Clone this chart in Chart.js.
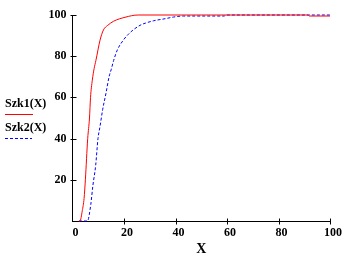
<!DOCTYPE html>
<html>
<head>
<meta charset="utf-8">
<script src="https://cdn.jsdelivr.net/npm/chart.js@4/dist/chart.umd.min.js"></script>
<style>
  html, body { margin: 0; padding: 0; background: #fff; }
  #wrap { position: relative; width: 351px; height: 260px; }
  #c { position: absolute; left: 0; top: 0; }
  .lg { position: absolute; left: 5px; font: bold 12px "Liberation Serif", "Times New Roman", serif; color: #000; line-height: 14px; white-space: nowrap; }
  .ln { position: absolute; left: 5px; height: 1px; }
</style>
</head>
<body>
<div id="wrap">
  <canvas id="c" width="351" height="260"></canvas>
  <div class="lg" id="t1" style="top:96px;"></div>
  <div class="ln" id="l1" style="top:114px;width:28px;"></div>
  <div class="lg" id="t2" style="top:120px;"></div>
  <div class="ln" id="l2" style="top:138px;width:27px;"></div>
</div>
<script>
// ---- data ----
const seriesNames = ["Szk1(X)", "Szk2(X)"];
const xTitle = "X";
const xTickValues = [0, 20, 40, 60, 80, 100];
const yTickValues = [0, 20, 40, 60, 80, 100];

const s1x = [2.5, 2.9, 3.8, 4.5, 5.0, 5.9, 6.6, 7.0, 7.7, 8.4, 9.1, 10.7, 12.0, 13.7, 16.0, 20.4, 25.5, 91.5, 92, 100];
const s1y = [0,   0,   5,   11,  20,  40,  50,  60,  68.4, 74, 78,  87.8, 92.7, 95,   97,   98.9, 100,  100,  99.5, 99.5];

const s2x = [2.5, 5.8, 7.1, 7.9, 9.0, 9.9, 10.7, 11.7, 13.0, 14.2, 15.0, 16.0, 17.4, 19.8, 21.5, 23.7, 26.7, 28.2, 31.5, 36.0, 39.2, 43.0, 59.0, 59.5, 100];
const s2y = [0,   0,   8,   17,  27,  40,  46,   54,   62,   70,   73.4, 78,   83,   87.9, 90.4, 92.9, 95.3, 96,   97.2, 98.2, 99,   99.5, 99.5, 100,  100];

const colors = ["#ff0000", "#0000ff"];

// ---- legend (HTML text) ----
document.getElementById('t1').textContent = seriesNames[0];
document.getElementById('t2').textContent = seriesNames[1];
document.getElementById('l1').style.background = colors[0];
document.getElementById('l2').style.background =
  `repeating-linear-gradient(to right, ${colors[1]} 0 3px, transparent 3px 5px)`;

const toPts = (xs, ys) => xs.map((x, i) => ({ x, y: ys[i] }));

const FONT = { family: '"Liberation Serif", "Times New Roman", serif', size: 12, weight: 'bold' };

const crossTicks = {
  id: 'crossTicks',
  afterDraw(chart) {
    const ctx = chart.ctx;
    const xs = chart.scales.x, ys = chart.scales.y;
    const ca = chart.chartArea;
    ctx.save();
    ctx.strokeStyle = '#000';
    ctx.lineWidth = 1;
    ctx.beginPath();
    xTickValues.forEach(v => {
      if (v === 0) return;
      const px = Math.round(xs.getPixelForValue(v)) + 0.5;
      const py = Math.round(ca.bottom) + 0.5;
      ctx.moveTo(px, py - 3); ctx.lineTo(px, py + 3);
    });
    yTickValues.forEach(v => {
      if (v === 0) return;
      const py = Math.round(ys.getPixelForValue(v)) + 0.5;
      const px = Math.round(ca.left) + 0.5;
      ctx.moveTo(px - 3, py); ctx.lineTo(px + 3, py);
    });
    ctx.stroke();
    ctx.restore();
  }
};

new Chart(document.getElementById('c'), {
  type: 'line',
  data: {
    datasets: [
      { label: seriesNames[0], data: toPts(s1x, s1y), borderColor: colors[0], borderWidth: 1, pointRadius: 0, cubicInterpolationMode: 'monotone', fill: false, clip: false },
      { label: seriesNames[1], data: toPts(s2x, s2y), borderColor: colors[1], borderWidth: 1, borderDash: [3, 2], pointRadius: 0, cubicInterpolationMode: 'monotone', fill: false, clip: false }
    ]
  },
  options: {
    responsive: false,
    animation: false,
    devicePixelRatio: 1,
    layout: { autoPadding: false, padding: { left: 0, right: 21, top: 15, bottom: 0 } },
    plugins: { legend: { display: false }, tooltip: { enabled: false } },
    scales: {
      x: {
        type: 'linear', min: 0, max: 100,
        afterFit(s) { s.height = 39; },
        afterBuildTicks(s) { s.ticks = xTickValues.map(v => ({ value: v })); },
        grid: { display: false, drawTicks: false },
        border: { display: true, color: '#000', width: 1 },
        ticks: { color: '#000', font: FONT, padding: 5, labelOffset: 3, maxRotation: 0, autoSkip: false },
        title: { display: true, text: xTitle, color: '#000', font: { family: FONT.family, size: 14, weight: 'bold' }, padding: { top: 0, bottom: 2 } }
      },
      y: {
        type: 'linear', min: 0, max: 100,
        afterFit(s) { s.width = 72.5; },
        afterBuildTicks(s) { s.ticks = yTickValues.map(v => ({ value: v })); },
        grid: { display: false, drawTicks: false },
        border: { display: true, color: '#000', width: 1 },
        ticks: { color: '#000', font: FONT, padding: 6, autoSkip: false, callback: v => (v === 0 ? '' : String(v)) }
      }
    }
  },
  plugins: [crossTicks]
});
</script>
</body>
</html>
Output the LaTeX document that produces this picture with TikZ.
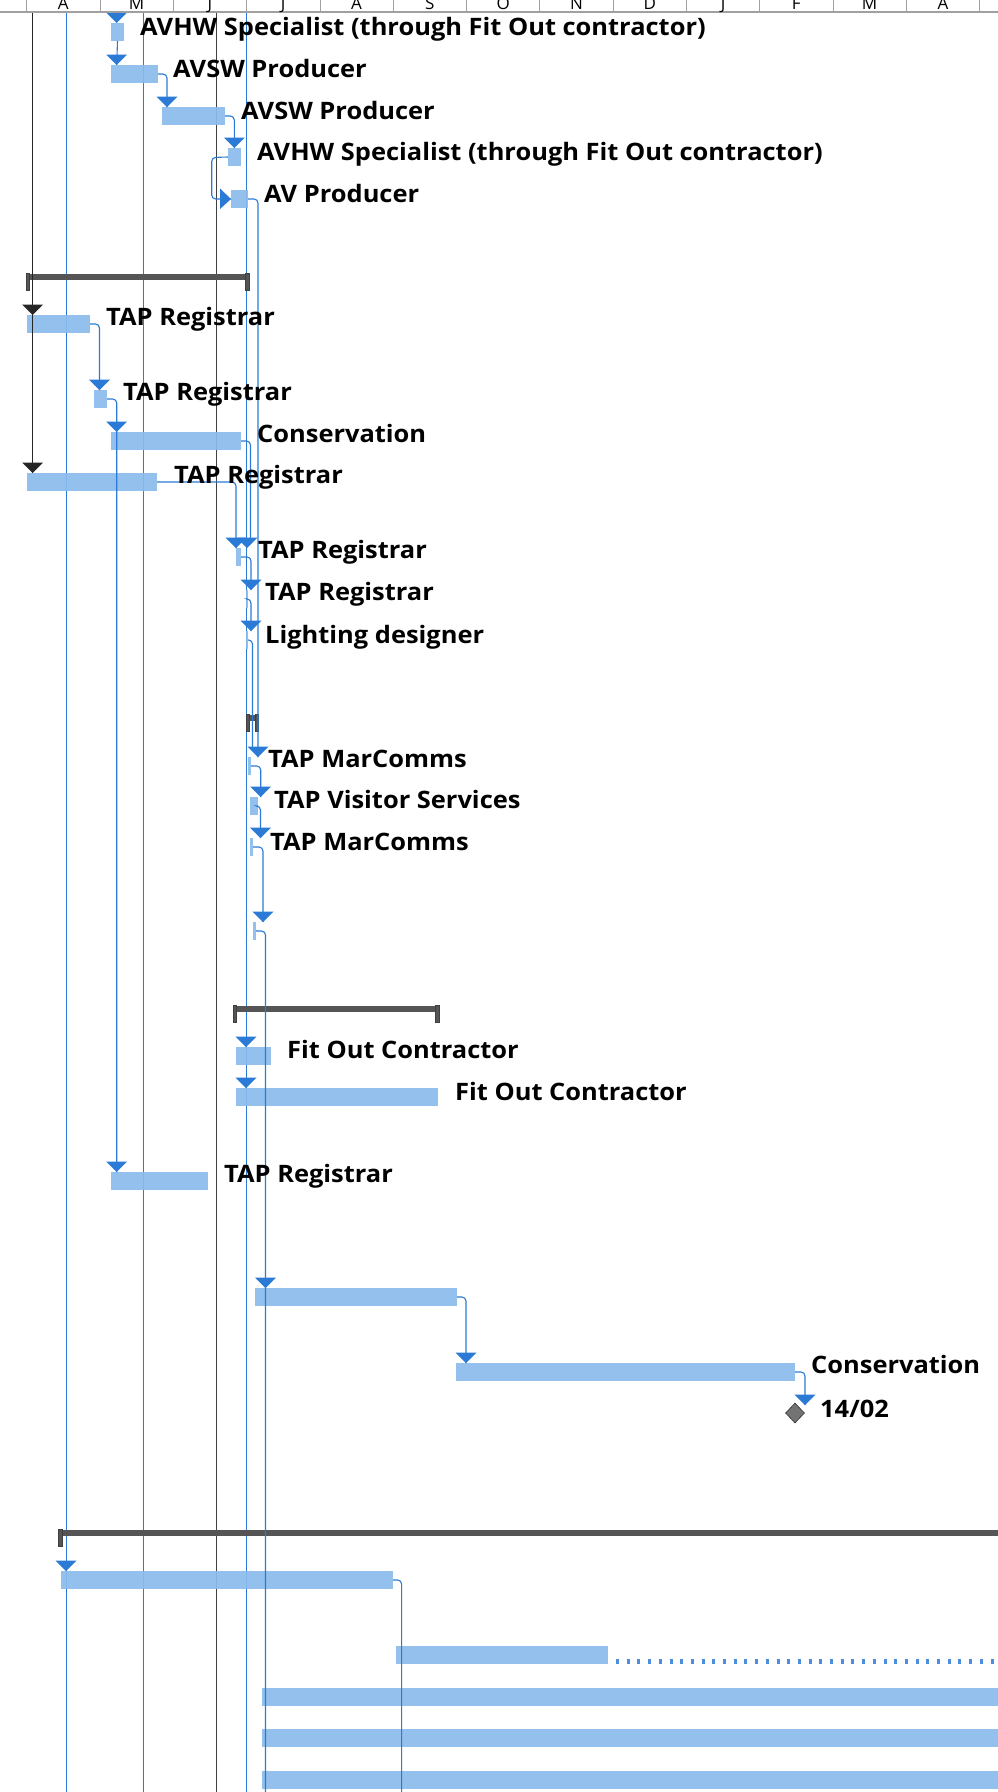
\documentclass[tikz,border=0pt]{standalone}
\usepackage{fontspec}
\setmainfont{Open Sans}
\newfontfamily\lblfont[FakeStretch=1.06]{Open Sans}
\usetikzlibrary{shapes.geometric}
\definecolor{barblue}{HTML}{8ABBEB}
\definecolor{linkblue}{HTML}{2B7BD6}
\definecolor{sumgray}{HTML}{555555}
\definecolor{hdrgray}{HTML}{A0A0A0}
\tikzset{
  gbar/.style={rectangle, fill=barblue, fill opacity=0.92, inner sep=0pt, outer sep=0pt, minimum height=18pt, anchor=north west},
  sumline/.style={rectangle, fill=sumgray, inner sep=0pt, outer sep=0pt, minimum height=6pt, anchor=north west},
  sumcap/.style={rectangle, fill=sumgray, draw=black!75, line width=0.6pt, inner sep=0pt, outer sep=0pt, minimum width=3.5pt, minimum height=17pt, anchor=north west},
  link/.style={draw=linkblue, line width=1.1pt, rounded corners=4pt},
  longline/.style={draw=linkblue, line width=1pt},
  blackline/.style={draw=black!85, line width=1.3pt},
  greyline/.style={draw=black!75, line width=0.9pt},
  lbl/.style={anchor=base west, inner sep=0pt, font=\lblfont\bfseries\fontsize{24}{24}\selectfont},
  hdrtxt/.style={anchor=base, inner sep=0pt, font=\fontsize{17}{17}\selectfont},
}
\newcommand\ganttbar[4]{\node[gbar, minimum width={#3-#2}] (#1) at (#2,#4) {};}
\newcommand\ganttarrow[3]{\fill[#3] (#1-10.5,#2-10.5) -- (#1+10.5,#2-10.5) -- (#1,#2) -- cycle;}
\newcommand\summarybar[4]{%
  \node[sumline, minimum width={#3-#2}] (#1) at (#2,#4) {};
  \node[sumcap] (#1l) at (#2,#4-1) {};
  \node[sumcap] (#1r) at (#3-3.5,#4-1) {};}
\begin{document}
\begin{tikzpicture}[x=1pt,y=-1pt]
\useasboundingbox (0,0) rectangle (998,1792);
\clip (0,0) rectangle (998,1792);
\fill[white] (0,0) rectangle (998,1792);

% ---------- long vertical lines ----------
\coordinate (top1) at (66.7,12);  \coordinate (bot1) at (66.7,1792);
\coordinate (top2) at (143.3,12); \coordinate (bot2) at (143.3,1792);
\coordinate (top3) at (216,12);   \coordinate (bot3) at (216,1792);
\coordinate (top4) at (246,12);   \coordinate (bot4) at (246,1792);
\coordinate (top0) at (32.7,12);
\draw[longline] (top1) -- (bot1);
\draw[longline] (top2) -- (bot2);
\draw[greyline] (top3) -- (bot3);
\draw[longline] (top4) -- (bot4);

% ---------- arrow tip coordinates ----------
\coordinate (t0) at (116.7,23);
\coordinate (t1) at (116.7,65);
\coordinate (t2) at (167,107);
\coordinate (t3) at (234.3,148);
\coordinate (t4) at (231,199);
\coordinate (t7) at (32.7,315);
\coordinate (t8) at (99.5,390);
\coordinate (t9) at (116.7,432);
\coordinate (t10) at (32.7,473);
\coordinate (t11a) at (236,548);
\coordinate (t11b) at (247,548);
\coordinate (t12) at (251,590);
\coordinate (t13) at (251,631);
\coordinate (t15) at (258,757);
\coordinate (t16) at (260.7,797);
\coordinate (t17) at (260.5,838);
\coordinate (t19) at (263,922);
\coordinate (t22) at (246,1047);
\coordinate (t23) at (246,1088);
\coordinate (t25) at (116.7,1172);
\coordinate (t27) at (265.5,1288);
\coordinate (t28) at (466,1363);
\coordinate (tms) at (805,1405);
\coordinate (t32) at (66,1571);
\coordinate (bot5) at (265.5,1792);
\coordinate (bot6) at (401.6,1792);

% ---------- bars ----------
\ganttbar{b0}{111}{124}{23}
\ganttbar{b1}{111}{158}{65}
\ganttbar{b2}{162}{225}{107}
\ganttbar{b3}{228}{241}{148}
\ganttbar{b4}{231}{248}{190}
\ganttbar{b7}{27}{90}{315}
\ganttbar{b8}{94}{107}{390}
\ganttbar{b9}{111}{241}{432}
\ganttbar{b10}{27}{157}{473}
\ganttbar{b11}{236}{241}{548}
\ganttbar{b12}{246}{248}{590}
\ganttbar{b13}{246}{248}{631}
\ganttbar{b15}{248}{251}{757}
\ganttbar{b16}{250}{258}{797}
\ganttbar{b17}{250}{253}{838}
\ganttbar{b19}{253}{256}{922}
\ganttbar{b22}{236}{271}{1047}
\ganttbar{b23}{236}{438}{1088}
\ganttbar{b25}{111}{208}{1172}
\ganttbar{b27}{255}{457}{1288}
\ganttbar{b28}{456}{795}{1363}
\ganttbar{b32}{60.5}{393}{1571}
\ganttbar{b34}{396}{608}{1646}
\ganttbar{b35}{262}{1010}{1688}
\ganttbar{b36}{262}{1010}{1729}
\ganttbar{b37}{262}{1010}{1771}

% ---------- summary bars ----------
\summarybar{s1}{26}{249}{274}
\summarybar{s2}{246}{258.5}{715}
\summarybar{s3}{233}{439}{1006}
\node[sumline, minimum width=960pt] (s4) at (58.6,1530) {};
\node[sumcap] (s4l) at (58.6,1529) {};

% ---------- milestone ----------
\node[diamond, fill=black!55, draw=black!80, line width=0.6pt, minimum width=19pt, minimum height=20pt, inner sep=0pt] (ms) at (795,1413) {};

% ---------- links ----------
\draw[blackline] (top0) -- (t10);
\draw[link] (b0.south) -- (t1);
\draw[link] (b1.east) -| (t2);
\draw[link] (b2.east) -| (t3);
\draw[link] (b3.west) -- (211.7,157.5) |- (t4);
\draw[link] (b4.east) -| (t15);
\draw[link] (b7.east) -| (t8);
\draw[link] (b8.east) -| (t25);
\draw[link] (b10.east) -| (t11a);
\draw[link] (b9.east) -| (250.5,540);
\draw[link] (b11.east) -| (t12);
\draw[link] (b12.east) -| (t13);
\draw[link] (b13.east) -| (252.5,748);
\draw[link] (b15.east) -| (t16);
\draw[link] (b16.east) -| (t17);
\draw[link] (b17.east) -| (t19);
\draw[link] (b19.east) -| (bot5);
\draw[link] (b27.east) -| (t28);
\draw[link] (b28.east) -| (tms);
\draw[link] (b32.east) -| (bot6);
\draw[draw=linkblue!85, line width=5pt, dash pattern=on 3pt off 7.7pt] (616,1661) -- (1000,1661);

% ---------- arrows ----------
\ganttarrow{116.7}{23}{linkblue}
\ganttarrow{116.7}{65}{linkblue}
\ganttarrow{167}{107}{linkblue}
\ganttarrow{234.3}{148}{linkblue}
\fill[linkblue] (220,188.5) -- (220,209) -- (231,199) -- cycle;
\ganttarrow{32.7}{315}{black!85}
\ganttarrow{99.5}{390}{linkblue}
\ganttarrow{116.7}{432}{linkblue}
\ganttarrow{32.7}{473}{black!85}
\ganttarrow{236}{548}{linkblue}
\ganttarrow{247}{548}{linkblue}
\ganttarrow{251}{590}{linkblue}
\ganttarrow{251}{631}{linkblue}
\ganttarrow{258}{757}{linkblue}
\ganttarrow{260.7}{797}{linkblue}
\ganttarrow{260.5}{838}{linkblue}
\ganttarrow{263}{922}{linkblue}
\ganttarrow{246}{1047}{linkblue}
\ganttarrow{246}{1088}{linkblue}
\ganttarrow{116.7}{1172}{linkblue}
\ganttarrow{265.5}{1288}{linkblue}
\ganttarrow{466}{1363}{linkblue}
\ganttarrow{805}{1405}{linkblue}
\ganttarrow{66}{1571}{linkblue}

% ---------- labels ----------
\node[lbl] (l0) at (140,35) {AVHW Specialist (through Fit Out contractor)};
\node[lbl] (l1) at (173,77) {AVSW Producer};
\node[lbl] (l2) at (241,119) {AVSW Producer};
\node[lbl] (l3) at (257,160) {AVHW Specialist (through Fit Out contractor)};
\node[lbl] (l4) at (264,202) {AV Producer};
\node[lbl] (l7) at (106,325) {TAP Registrar};
\node[lbl] (l8) at (123,400) {TAP Registrar};
\node[lbl] (l9) at (257,442) {Conservation};
\node[lbl] (l10) at (174,483) {TAP Registrar};
\node[lbl] (l11) at (258,558) {TAP Registrar};
\node[lbl] (l12) at (265,600) {TAP Registrar};
\node[lbl] (l13) at (265,643) {Lighting designer};
\node[lbl] (l15) at (268,767) {TAP MarComms};
\node[lbl] (l16) at (274,808) {TAP Visitor Services};
\node[lbl] (l17) at (270,850) {TAP MarComms};
\node[lbl] (l22) at (287,1058) {Fit Out Contractor};
\node[lbl] (l23) at (455,1100) {Fit Out Contractor};
\node[lbl] (l25) at (224,1182) {TAP Registrar};
\node[lbl] (l28) at (811,1373) {Conservation};
\node[lbl] (lms) at (820,1417) {14/02};

% ---------- header ----------
\fill[white] (0,0) rectangle (998,12);
\foreach \k in {0,...,13} \draw[hdrgray, line width=0.8pt] (26.7+73.3*\k,0) -- (26.7+73.3*\k,12);
\draw[hdrgray, line width=1.2pt] (0,12) -- (998,12);
\foreach \m [count=\i from 0] in {A,M,J,J,A,S,O,N,D,J,F,M,A}
  \node[hdrtxt] (h\i) at (63.35+73.3*\i,9.8) {\m};
\end{tikzpicture}
\end{document}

• _JOB_: Every line containing the string "this" must be listed.

• _TASK RESPONSE_:
Clone this chart in Chart.js.
Output the LaTeX document that produces this picture with TikZ.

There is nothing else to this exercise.